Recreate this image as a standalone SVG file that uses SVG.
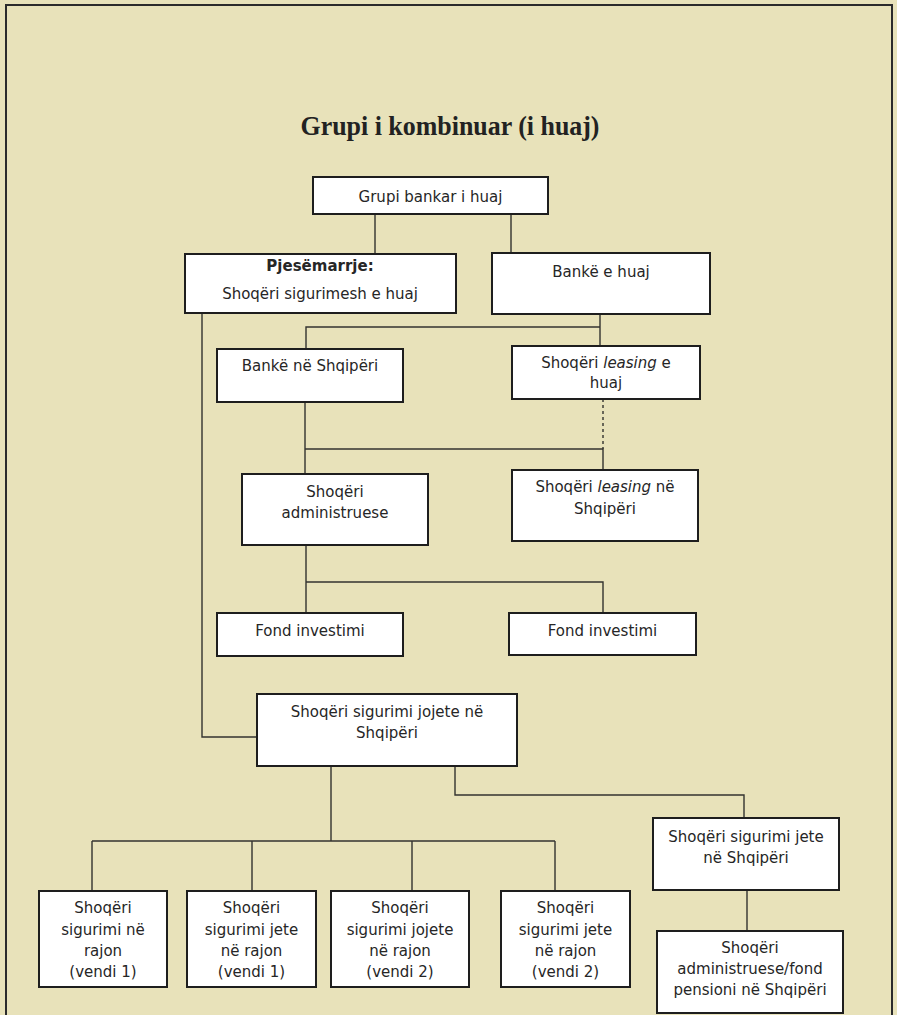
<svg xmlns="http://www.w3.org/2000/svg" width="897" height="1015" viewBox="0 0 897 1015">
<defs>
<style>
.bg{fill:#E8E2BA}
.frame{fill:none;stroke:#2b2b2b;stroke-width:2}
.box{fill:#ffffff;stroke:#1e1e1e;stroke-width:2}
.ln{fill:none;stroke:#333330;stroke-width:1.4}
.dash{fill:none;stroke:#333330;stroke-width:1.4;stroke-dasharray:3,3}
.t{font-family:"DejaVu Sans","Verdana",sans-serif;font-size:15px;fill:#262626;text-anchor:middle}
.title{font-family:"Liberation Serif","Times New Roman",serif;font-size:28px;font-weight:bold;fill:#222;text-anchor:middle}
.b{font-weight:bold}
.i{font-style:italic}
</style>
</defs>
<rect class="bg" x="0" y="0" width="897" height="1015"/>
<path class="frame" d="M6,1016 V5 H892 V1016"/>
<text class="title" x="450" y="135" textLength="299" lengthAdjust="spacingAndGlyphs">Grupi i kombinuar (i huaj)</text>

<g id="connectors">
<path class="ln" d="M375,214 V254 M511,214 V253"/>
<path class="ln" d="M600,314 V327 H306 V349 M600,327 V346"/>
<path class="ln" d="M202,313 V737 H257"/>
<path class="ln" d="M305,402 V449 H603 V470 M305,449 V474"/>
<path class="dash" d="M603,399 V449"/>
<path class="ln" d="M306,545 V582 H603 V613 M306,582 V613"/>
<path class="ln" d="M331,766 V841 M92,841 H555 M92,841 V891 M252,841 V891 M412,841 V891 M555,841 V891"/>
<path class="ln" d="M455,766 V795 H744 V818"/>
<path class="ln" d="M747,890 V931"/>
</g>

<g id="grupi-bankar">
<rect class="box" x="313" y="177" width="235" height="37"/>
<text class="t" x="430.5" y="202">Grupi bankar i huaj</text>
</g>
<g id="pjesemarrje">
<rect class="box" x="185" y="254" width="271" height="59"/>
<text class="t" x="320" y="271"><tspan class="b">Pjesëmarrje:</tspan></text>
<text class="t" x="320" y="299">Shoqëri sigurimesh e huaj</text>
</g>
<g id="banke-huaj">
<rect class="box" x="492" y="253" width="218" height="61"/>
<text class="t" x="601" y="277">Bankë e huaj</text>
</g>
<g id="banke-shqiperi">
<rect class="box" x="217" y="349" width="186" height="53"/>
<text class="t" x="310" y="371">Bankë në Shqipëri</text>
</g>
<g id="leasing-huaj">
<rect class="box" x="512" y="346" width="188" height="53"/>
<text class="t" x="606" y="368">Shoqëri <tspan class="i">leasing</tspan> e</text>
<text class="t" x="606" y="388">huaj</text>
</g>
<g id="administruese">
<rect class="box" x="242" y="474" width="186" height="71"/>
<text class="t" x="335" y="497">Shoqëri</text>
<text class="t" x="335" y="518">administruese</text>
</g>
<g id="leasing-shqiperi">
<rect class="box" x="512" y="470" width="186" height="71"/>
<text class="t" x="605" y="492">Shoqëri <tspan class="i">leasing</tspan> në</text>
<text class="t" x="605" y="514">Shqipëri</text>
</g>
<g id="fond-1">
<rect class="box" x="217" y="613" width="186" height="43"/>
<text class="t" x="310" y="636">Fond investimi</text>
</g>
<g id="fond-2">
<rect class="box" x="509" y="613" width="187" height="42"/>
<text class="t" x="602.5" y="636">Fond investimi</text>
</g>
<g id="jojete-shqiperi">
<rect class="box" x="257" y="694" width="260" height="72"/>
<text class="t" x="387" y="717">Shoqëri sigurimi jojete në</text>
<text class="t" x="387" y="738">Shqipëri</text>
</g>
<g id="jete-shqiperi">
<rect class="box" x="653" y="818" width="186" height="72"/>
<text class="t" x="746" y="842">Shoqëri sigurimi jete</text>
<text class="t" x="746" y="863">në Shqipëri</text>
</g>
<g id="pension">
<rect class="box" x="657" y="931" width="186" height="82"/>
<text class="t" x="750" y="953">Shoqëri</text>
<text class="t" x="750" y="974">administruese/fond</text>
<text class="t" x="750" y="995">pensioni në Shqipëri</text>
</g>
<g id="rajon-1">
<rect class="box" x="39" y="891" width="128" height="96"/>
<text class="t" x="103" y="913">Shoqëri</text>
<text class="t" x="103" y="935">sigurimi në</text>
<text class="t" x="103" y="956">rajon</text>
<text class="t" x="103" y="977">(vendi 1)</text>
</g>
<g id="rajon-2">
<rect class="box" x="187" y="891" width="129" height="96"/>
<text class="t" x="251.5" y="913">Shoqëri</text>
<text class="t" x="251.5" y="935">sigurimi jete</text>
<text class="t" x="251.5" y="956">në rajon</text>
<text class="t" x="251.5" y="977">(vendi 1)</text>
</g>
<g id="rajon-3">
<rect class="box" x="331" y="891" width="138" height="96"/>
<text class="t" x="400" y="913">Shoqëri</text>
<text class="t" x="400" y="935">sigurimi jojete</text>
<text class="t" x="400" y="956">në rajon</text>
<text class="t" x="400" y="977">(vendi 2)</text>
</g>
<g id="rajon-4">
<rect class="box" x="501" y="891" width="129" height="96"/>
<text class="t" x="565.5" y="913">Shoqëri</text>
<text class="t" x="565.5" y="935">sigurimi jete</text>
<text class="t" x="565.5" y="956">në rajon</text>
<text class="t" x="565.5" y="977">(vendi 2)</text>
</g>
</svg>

Written instruction> Word for word, quote the lines above. Omit the pictures.

Full response>
Recreate this image as a standalone SVG file that uses SVG.
<svg xmlns="http://www.w3.org/2000/svg" width="897" height="1015" viewBox="0 0 897 1015">
<defs>
<style>
.bg{fill:#E8E2BA}
.frame{fill:none;stroke:#2b2b2b;stroke-width:2}
.box{fill:#ffffff;stroke:#1e1e1e;stroke-width:2}
.ln{fill:none;stroke:#333330;stroke-width:1.4}
.dash{fill:none;stroke:#333330;stroke-width:1.4;stroke-dasharray:3,3}
.t{font-family:"DejaVu Sans","Verdana",sans-serif;font-size:15px;fill:#262626;text-anchor:middle}
.title{font-family:"Liberation Serif","Times New Roman",serif;font-size:28px;font-weight:bold;fill:#222;text-anchor:middle}
.b{font-weight:bold}
.i{font-style:italic}
</style>
</defs>
<rect class="bg" x="0" y="0" width="897" height="1015"/>
<path class="frame" d="M6,1016 V5 H892 V1016"/>
<text class="title" x="450" y="135" textLength="299" lengthAdjust="spacingAndGlyphs">Grupi i kombinuar (i huaj)</text>

<g id="connectors">
<path class="ln" d="M375,214 V254 M511,214 V253"/>
<path class="ln" d="M600,314 V327 H306 V349 M600,327 V346"/>
<path class="ln" d="M202,313 V737 H257"/>
<path class="ln" d="M305,402 V449 H603 V470 M305,449 V474"/>
<path class="dash" d="M603,399 V449"/>
<path class="ln" d="M306,545 V582 H603 V613 M306,582 V613"/>
<path class="ln" d="M331,766 V841 M92,841 H555 M92,841 V891 M252,841 V891 M412,841 V891 M555,841 V891"/>
<path class="ln" d="M455,766 V795 H744 V818"/>
<path class="ln" d="M747,890 V931"/>
</g>

<g id="grupi-bankar">
<rect class="box" x="313" y="177" width="235" height="37"/>
<text class="t" x="430.5" y="202">Grupi bankar i huaj</text>
</g>
<g id="pjesemarrje">
<rect class="box" x="185" y="254" width="271" height="59"/>
<text class="t" x="320" y="271"><tspan class="b">Pjesëmarrje:</tspan></text>
<text class="t" x="320" y="299">Shoqëri sigurimesh e huaj</text>
</g>
<g id="banke-huaj">
<rect class="box" x="492" y="253" width="218" height="61"/>
<text class="t" x="601" y="277">Bankë e huaj</text>
</g>
<g id="banke-shqiperi">
<rect class="box" x="217" y="349" width="186" height="53"/>
<text class="t" x="310" y="371">Bankë në Shqipëri</text>
</g>
<g id="leasing-huaj">
<rect class="box" x="512" y="346" width="188" height="53"/>
<text class="t" x="606" y="368">Shoqëri <tspan class="i">leasing</tspan> e</text>
<text class="t" x="606" y="388">huaj</text>
</g>
<g id="administruese">
<rect class="box" x="242" y="474" width="186" height="71"/>
<text class="t" x="335" y="497">Shoqëri</text>
<text class="t" x="335" y="518">administruese</text>
</g>
<g id="leasing-shqiperi">
<rect class="box" x="512" y="470" width="186" height="71"/>
<text class="t" x="605" y="492">Shoqëri <tspan class="i">leasing</tspan> në</text>
<text class="t" x="605" y="514">Shqipëri</text>
</g>
<g id="fond-1">
<rect class="box" x="217" y="613" width="186" height="43"/>
<text class="t" x="310" y="636">Fond investimi</text>
</g>
<g id="fond-2">
<rect class="box" x="509" y="613" width="187" height="42"/>
<text class="t" x="602.5" y="636">Fond investimi</text>
</g>
<g id="jojete-shqiperi">
<rect class="box" x="257" y="694" width="260" height="72"/>
<text class="t" x="387" y="717">Shoqëri sigurimi jojete në</text>
<text class="t" x="387" y="738">Shqipëri</text>
</g>
<g id="jete-shqiperi">
<rect class="box" x="653" y="818" width="186" height="72"/>
<text class="t" x="746" y="842">Shoqëri sigurimi jete</text>
<text class="t" x="746" y="863">në Shqipëri</text>
</g>
<g id="pension">
<rect class="box" x="657" y="931" width="186" height="82"/>
<text class="t" x="750" y="953">Shoqëri</text>
<text class="t" x="750" y="974">administruese/fond</text>
<text class="t" x="750" y="995">pensioni në Shqipëri</text>
</g>
<g id="rajon-1">
<rect class="box" x="39" y="891" width="128" height="96"/>
<text class="t" x="103" y="913">Shoqëri</text>
<text class="t" x="103" y="935">sigurimi në</text>
<text class="t" x="103" y="956">rajon</text>
<text class="t" x="103" y="977">(vendi 1)</text>
</g>
<g id="rajon-2">
<rect class="box" x="187" y="891" width="129" height="96"/>
<text class="t" x="251.5" y="913">Shoqëri</text>
<text class="t" x="251.5" y="935">sigurimi jete</text>
<text class="t" x="251.5" y="956">në rajon</text>
<text class="t" x="251.5" y="977">(vendi 1)</text>
</g>
<g id="rajon-3">
<rect class="box" x="331" y="891" width="138" height="96"/>
<text class="t" x="400" y="913">Shoqëri</text>
<text class="t" x="400" y="935">sigurimi jojete</text>
<text class="t" x="400" y="956">në rajon</text>
<text class="t" x="400" y="977">(vendi 2)</text>
</g>
<g id="rajon-4">
<rect class="box" x="501" y="891" width="129" height="96"/>
<text class="t" x="565.5" y="913">Shoqëri</text>
<text class="t" x="565.5" y="935">sigurimi jete</text>
<text class="t" x="565.5" y="956">në rajon</text>
<text class="t" x="565.5" y="977">(vendi 2)</text>
</g>
</svg>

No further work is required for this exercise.